**EXERCISE PROMPT**
Copy all lines below exactly as written. Leave pictures out.

**DATA SHOWN**

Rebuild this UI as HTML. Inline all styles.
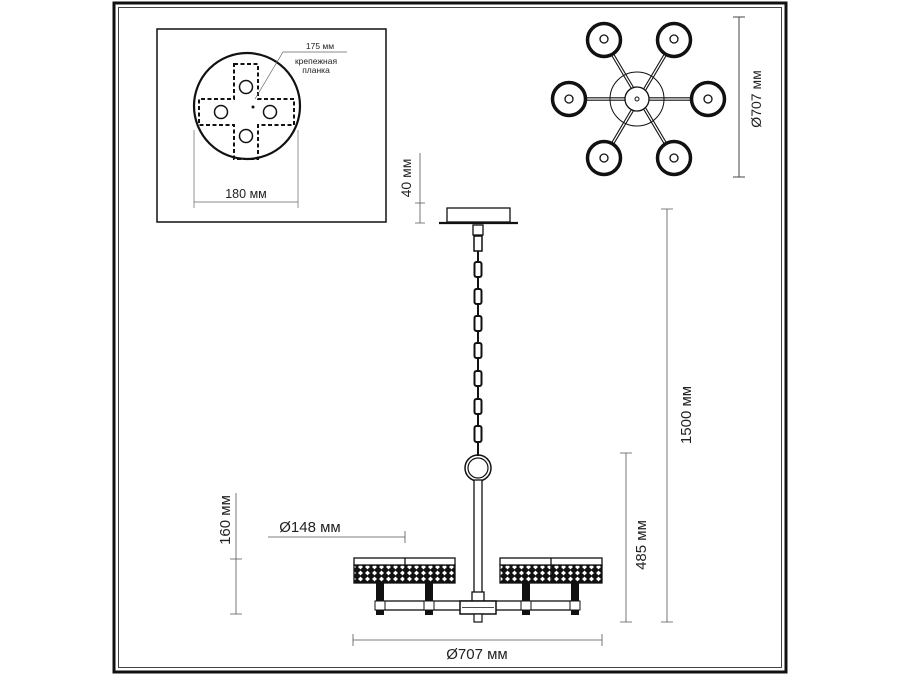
<!DOCTYPE html>
<html><head><meta charset="utf-8"><style>
body{margin:0;background:#fff}
svg{display:block}
text{font-family:"Liberation Sans",sans-serif;fill:#222}
</style></head><body>
<svg width="900" height="675" viewBox="0 0 900 675" xmlns="http://www.w3.org/2000/svg">
<defs>
<pattern id="mesh" width="7" height="6" patternUnits="userSpaceOnUse">
<rect width="7" height="6" fill="#111"/>
<path d="M3.5 0.6 L6 3 L3.5 5.4 L1 3Z" fill="#fff"/>
</pattern>
</defs>
<rect x="114" y="3" width="672" height="669" fill="none" stroke="#111" stroke-width="3"/>
<rect x="118.5" y="7.5" width="663" height="660" fill="none" stroke="#444" stroke-width="1"/>

<rect x="157" y="29" width="229" height="193" fill="none" stroke="#111" stroke-width="1.5"/>
<circle cx="247" cy="106" r="53" fill="none" stroke="#111" stroke-width="2.2"/>
<path d="M234 64 H258 V99 H294 V125 H258 V159 H234 V125 H199 V99 H234 Z" fill="none" stroke="#111" stroke-width="2" stroke-dasharray="4,2.5"/>
<circle cx="246" cy="87" r="6.5" fill="none" stroke="#111" stroke-width="1.5"/>
<circle cx="246" cy="136" r="6.5" fill="none" stroke="#111" stroke-width="1.5"/>
<circle cx="221" cy="112" r="6.5" fill="none" stroke="#111" stroke-width="1.5"/>
<circle cx="270" cy="112" r="6.5" fill="none" stroke="#111" stroke-width="1.5"/>
<circle cx="253" cy="107" r="1.5" fill="#111"/>
<path d="M255 99 L283 52 H347" fill="none" stroke="#666" stroke-width="0.7"/>
<text x="320" y="49" font-size="8.5" text-anchor="middle">175 мм</text>
<text x="316" y="64" font-size="8.5" text-anchor="middle">крепежная</text>
<text x="316" y="73" font-size="8.5" text-anchor="middle">планка</text>
<path d="M194 130 V208 M298 130 V208 M194 202 H298" stroke="#666" stroke-width="0.7"/>
<text x="246" y="198" font-size="12.5" text-anchor="middle">180 мм</text>

<g stroke="#111" fill="none">
<g stroke-width="3.5">
<line x1="604" y1="40" x2="674" y2="158"/><line x1="674" y1="40" x2="604" y2="158"/><line x1="568" y1="99" x2="707" y2="99"/>
</g>
<g stroke="#fff" stroke-width="1.3">
<line x1="604" y1="40" x2="674" y2="158"/><line x1="674" y1="40" x2="604" y2="158"/><line x1="568" y1="99" x2="707" y2="99"/>
</g>
<circle cx="637" cy="99" r="27" stroke-width="1"/>
<circle cx="637" cy="99" r="12" stroke-width="1.3" fill="#fff"/>
<circle cx="637" cy="99" r="2" stroke-width="1"/>
<g stroke-width="3.5" fill="#fff">
<circle cx="604" cy="40" r="16.5"/><circle cx="674" cy="40" r="16.5"/>
<circle cx="569" cy="99" r="16.5"/><circle cx="708" cy="99" r="16.5"/>
<circle cx="604" cy="158" r="16.5"/><circle cx="674" cy="158" r="16.5"/>
</g>
<g stroke-width="1.3">
<circle cx="604" cy="39" r="4"/><circle cx="674" cy="39" r="4"/>
<circle cx="569" cy="99" r="4"/><circle cx="708" cy="99" r="4"/>
<circle cx="604" cy="158" r="4"/><circle cx="674" cy="158" r="4"/>
</g>
<path d="M739 17 V177 M733 17 H745 M733 177 H745" stroke="#444" stroke-width="1"/>
</g>
<text transform="translate(761,99) rotate(-90)" font-size="14" text-anchor="middle">Ø707 мм</text>

<path d="M420 153 V223 M415 203 H425 M415 223 H425" stroke="#555" stroke-width="0.8"/>
<text transform="translate(411,178) rotate(-90)" font-size="14" text-anchor="middle">40 мм</text>
<rect x="447" y="208" width="63" height="14" fill="#fff" stroke="#111" stroke-width="1.3"/>
<line x1="439" y1="223" x2="518" y2="223" stroke="#111" stroke-width="2.2"/>
<rect x="473" y="225" width="10" height="10" fill="#fff" stroke="#111" stroke-width="1.3"/>
<rect x="474" y="236" width="8" height="15" fill="#fff" stroke="#111" stroke-width="1.5"/>
<line x1="478" y1="251" x2="478" y2="456" stroke="#111" stroke-width="2"/>
<g fill="#fff" stroke="#111" stroke-width="2">
<rect x="474.5" y="262" width="7" height="15" rx="2"/>
<rect x="474.5" y="289" width="7" height="15" rx="2"/>
<rect x="474.5" y="316" width="7" height="15" rx="2"/>
<rect x="474.5" y="343" width="7" height="15" rx="2"/>
<rect x="474.5" y="371" width="7" height="15" rx="2"/>
<rect x="474.5" y="399" width="7" height="15" rx="2"/>
<rect x="474.5" y="426" width="7" height="16" rx="2"/>
</g>
<circle cx="478" cy="468" r="13" fill="none" stroke="#111" stroke-width="1.5"/>
<circle cx="478" cy="468" r="10" fill="none" stroke="#111" stroke-width="1.2"/>
<rect x="474" y="480" width="8" height="120" fill="#fff" stroke="#111" stroke-width="1.3"/>
<rect x="472" y="592" width="12" height="10" fill="#fff" stroke="#111" stroke-width="1.3"/>

<rect x="376" y="601" width="202" height="9" fill="#fff" stroke="#111" stroke-width="1.3"/>
<g fill="#111">
<rect x="376" y="583" width="8" height="32"/><rect x="425" y="583" width="8" height="32"/>
<rect x="522" y="583" width="8" height="32"/><rect x="571" y="583" width="8" height="32"/>
</g>
<g fill="#fff" stroke="#111" stroke-width="1">
<rect x="375" y="601" width="10" height="9"/><rect x="424" y="601" width="10" height="9"/>
<rect x="521" y="601" width="10" height="9"/><rect x="570" y="601" width="10" height="9"/>
</g>
<rect x="460" y="601" width="36" height="13" fill="#fff" stroke="#111" stroke-width="1.5"/>
<line x1="462" y1="607.5" x2="494" y2="607.5" stroke="#111" stroke-width="0.8"/>
<rect x="474" y="614" width="8" height="8" fill="#fff" stroke="#111" stroke-width="1.2"/>
<g stroke="#111" stroke-width="1.3">
<rect x="354" y="565" width="101" height="18" fill="url(#mesh)"/>
<rect x="500" y="565" width="102" height="18" fill="url(#mesh)"/>
<rect x="354" y="558" width="101" height="7" fill="#fff"/>
<rect x="500" y="558" width="102" height="7" fill="#fff"/>
<line x1="405" y1="558" x2="405" y2="583"/><line x1="551" y1="558" x2="551" y2="583"/>
</g>

<g stroke="#555" stroke-width="0.8" fill="none">
<path d="M353 640 H602 M353 634 V646 M602 634 V646"/>
<path d="M236 493 V614 M230 559 H242 M230 614 H242"/>
<path d="M268 537 H405 M405 531 V543"/>
<path d="M626 453 V622 M620 453 H632 M620 622 H632"/>
<path d="M667 209 V622 M661 209 H673 M661 622 H673"/>
</g>
<text x="477" y="659" font-size="15" text-anchor="middle">Ø707 мм</text>
<text transform="translate(230,520) rotate(-90)" font-size="15" text-anchor="middle">160 мм</text>
<text x="310" y="532" font-size="15" text-anchor="middle">Ø148 мм</text>
<text transform="translate(646,545) rotate(-90)" font-size="15" text-anchor="middle">485 мм</text>
<text transform="translate(691,415) rotate(-90)" font-size="15" text-anchor="middle">1500 мм</text>
</svg>
</body></html>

**REPLY TO THE EXERCISE**
Rebuild this UI as HTML. Inline all styles.
<!DOCTYPE html>
<html><head><meta charset="utf-8"><style>
body{margin:0;background:#fff}
svg{display:block}
text{font-family:"Liberation Sans",sans-serif;fill:#222}
</style></head><body>
<svg width="900" height="675" viewBox="0 0 900 675" xmlns="http://www.w3.org/2000/svg">
<defs>
<pattern id="mesh" width="7" height="6" patternUnits="userSpaceOnUse">
<rect width="7" height="6" fill="#111"/>
<path d="M3.5 0.6 L6 3 L3.5 5.4 L1 3Z" fill="#fff"/>
</pattern>
</defs>
<rect x="114" y="3" width="672" height="669" fill="none" stroke="#111" stroke-width="3"/>
<rect x="118.5" y="7.5" width="663" height="660" fill="none" stroke="#444" stroke-width="1"/>

<rect x="157" y="29" width="229" height="193" fill="none" stroke="#111" stroke-width="1.5"/>
<circle cx="247" cy="106" r="53" fill="none" stroke="#111" stroke-width="2.2"/>
<path d="M234 64 H258 V99 H294 V125 H258 V159 H234 V125 H199 V99 H234 Z" fill="none" stroke="#111" stroke-width="2" stroke-dasharray="4,2.5"/>
<circle cx="246" cy="87" r="6.5" fill="none" stroke="#111" stroke-width="1.5"/>
<circle cx="246" cy="136" r="6.5" fill="none" stroke="#111" stroke-width="1.5"/>
<circle cx="221" cy="112" r="6.5" fill="none" stroke="#111" stroke-width="1.5"/>
<circle cx="270" cy="112" r="6.5" fill="none" stroke="#111" stroke-width="1.5"/>
<circle cx="253" cy="107" r="1.5" fill="#111"/>
<path d="M255 99 L283 52 H347" fill="none" stroke="#666" stroke-width="0.7"/>
<text x="320" y="49" font-size="8.5" text-anchor="middle">175 мм</text>
<text x="316" y="64" font-size="8.5" text-anchor="middle">крепежная</text>
<text x="316" y="73" font-size="8.5" text-anchor="middle">планка</text>
<path d="M194 130 V208 M298 130 V208 M194 202 H298" stroke="#666" stroke-width="0.7"/>
<text x="246" y="198" font-size="12.5" text-anchor="middle">180 мм</text>

<g stroke="#111" fill="none">
<g stroke-width="3.5">
<line x1="604" y1="40" x2="674" y2="158"/><line x1="674" y1="40" x2="604" y2="158"/><line x1="568" y1="99" x2="707" y2="99"/>
</g>
<g stroke="#fff" stroke-width="1.3">
<line x1="604" y1="40" x2="674" y2="158"/><line x1="674" y1="40" x2="604" y2="158"/><line x1="568" y1="99" x2="707" y2="99"/>
</g>
<circle cx="637" cy="99" r="27" stroke-width="1"/>
<circle cx="637" cy="99" r="12" stroke-width="1.3" fill="#fff"/>
<circle cx="637" cy="99" r="2" stroke-width="1"/>
<g stroke-width="3.5" fill="#fff">
<circle cx="604" cy="40" r="16.5"/><circle cx="674" cy="40" r="16.5"/>
<circle cx="569" cy="99" r="16.5"/><circle cx="708" cy="99" r="16.5"/>
<circle cx="604" cy="158" r="16.5"/><circle cx="674" cy="158" r="16.5"/>
</g>
<g stroke-width="1.3">
<circle cx="604" cy="39" r="4"/><circle cx="674" cy="39" r="4"/>
<circle cx="569" cy="99" r="4"/><circle cx="708" cy="99" r="4"/>
<circle cx="604" cy="158" r="4"/><circle cx="674" cy="158" r="4"/>
</g>
<path d="M739 17 V177 M733 17 H745 M733 177 H745" stroke="#444" stroke-width="1"/>
</g>
<text transform="translate(761,99) rotate(-90)" font-size="14" text-anchor="middle">Ø707 мм</text>

<path d="M420 153 V223 M415 203 H425 M415 223 H425" stroke="#555" stroke-width="0.8"/>
<text transform="translate(411,178) rotate(-90)" font-size="14" text-anchor="middle">40 мм</text>
<rect x="447" y="208" width="63" height="14" fill="#fff" stroke="#111" stroke-width="1.3"/>
<line x1="439" y1="223" x2="518" y2="223" stroke="#111" stroke-width="2.2"/>
<rect x="473" y="225" width="10" height="10" fill="#fff" stroke="#111" stroke-width="1.3"/>
<rect x="474" y="236" width="8" height="15" fill="#fff" stroke="#111" stroke-width="1.5"/>
<line x1="478" y1="251" x2="478" y2="456" stroke="#111" stroke-width="2"/>
<g fill="#fff" stroke="#111" stroke-width="2">
<rect x="474.5" y="262" width="7" height="15" rx="2"/>
<rect x="474.5" y="289" width="7" height="15" rx="2"/>
<rect x="474.5" y="316" width="7" height="15" rx="2"/>
<rect x="474.5" y="343" width="7" height="15" rx="2"/>
<rect x="474.5" y="371" width="7" height="15" rx="2"/>
<rect x="474.5" y="399" width="7" height="15" rx="2"/>
<rect x="474.5" y="426" width="7" height="16" rx="2"/>
</g>
<circle cx="478" cy="468" r="13" fill="none" stroke="#111" stroke-width="1.5"/>
<circle cx="478" cy="468" r="10" fill="none" stroke="#111" stroke-width="1.2"/>
<rect x="474" y="480" width="8" height="120" fill="#fff" stroke="#111" stroke-width="1.3"/>
<rect x="472" y="592" width="12" height="10" fill="#fff" stroke="#111" stroke-width="1.3"/>

<rect x="376" y="601" width="202" height="9" fill="#fff" stroke="#111" stroke-width="1.3"/>
<g fill="#111">
<rect x="376" y="583" width="8" height="32"/><rect x="425" y="583" width="8" height="32"/>
<rect x="522" y="583" width="8" height="32"/><rect x="571" y="583" width="8" height="32"/>
</g>
<g fill="#fff" stroke="#111" stroke-width="1">
<rect x="375" y="601" width="10" height="9"/><rect x="424" y="601" width="10" height="9"/>
<rect x="521" y="601" width="10" height="9"/><rect x="570" y="601" width="10" height="9"/>
</g>
<rect x="460" y="601" width="36" height="13" fill="#fff" stroke="#111" stroke-width="1.5"/>
<line x1="462" y1="607.5" x2="494" y2="607.5" stroke="#111" stroke-width="0.8"/>
<rect x="474" y="614" width="8" height="8" fill="#fff" stroke="#111" stroke-width="1.2"/>
<g stroke="#111" stroke-width="1.3">
<rect x="354" y="565" width="101" height="18" fill="url(#mesh)"/>
<rect x="500" y="565" width="102" height="18" fill="url(#mesh)"/>
<rect x="354" y="558" width="101" height="7" fill="#fff"/>
<rect x="500" y="558" width="102" height="7" fill="#fff"/>
<line x1="405" y1="558" x2="405" y2="583"/><line x1="551" y1="558" x2="551" y2="583"/>
</g>

<g stroke="#555" stroke-width="0.8" fill="none">
<path d="M353 640 H602 M353 634 V646 M602 634 V646"/>
<path d="M236 493 V614 M230 559 H242 M230 614 H242"/>
<path d="M268 537 H405 M405 531 V543"/>
<path d="M626 453 V622 M620 453 H632 M620 622 H632"/>
<path d="M667 209 V622 M661 209 H673 M661 622 H673"/>
</g>
<text x="477" y="659" font-size="15" text-anchor="middle">Ø707 мм</text>
<text transform="translate(230,520) rotate(-90)" font-size="15" text-anchor="middle">160 мм</text>
<text x="310" y="532" font-size="15" text-anchor="middle">Ø148 мм</text>
<text transform="translate(646,545) rotate(-90)" font-size="15" text-anchor="middle">485 мм</text>
<text transform="translate(691,415) rotate(-90)" font-size="15" text-anchor="middle">1500 мм</text>
</svg>
</body></html>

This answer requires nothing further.